Golden Shares: The Hidden Gem of Corporate Restructuring
Golden shares have been making waves in the financial world since they first appeared in France a few years ago. But what exactly are they, and why is everyone talking about them?
What is a Golden Share?
Golden shares are special preferred shares given to a security agent. When exercised, they grant control over the voting rights (but not the capital) of a company in default. This can lead to a shake-up in management, asset restructuring, the sales of the company, or any other action the lender deems necessary.
The Perks of Golden Shares
Golden shares are a game-changer in the world of securities. Once the voting rights are transferred, it’s a breeze to call a general meeting and appoint new leaders.
Unlike traditional securities like pledging shares or placing them in trust, which results in losing both ownership and voting rights, golden shares only affect voting rights. This makes them a powerful yet less invasive tool.

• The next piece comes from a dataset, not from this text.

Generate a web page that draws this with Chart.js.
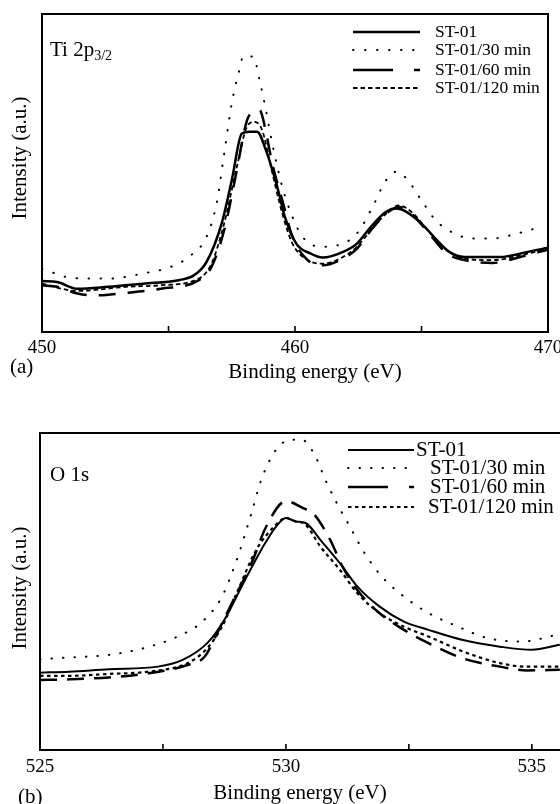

A Lifeline for the Defaulting Party
For the defaulting party, the exercise of a golden share can be a blessing in disguise. The lender and new management take over the reins, pushing the company towards restructuring and recovery. The financial gains from this process ultimately benefit the original shareholder.
Conclusion
Golden shares offer an innovative and effective way to handle default situations. Their flexibility and swift action can be crucial for turning around a struggling company. So, are they as brilliant as their name suggests? Absolutely!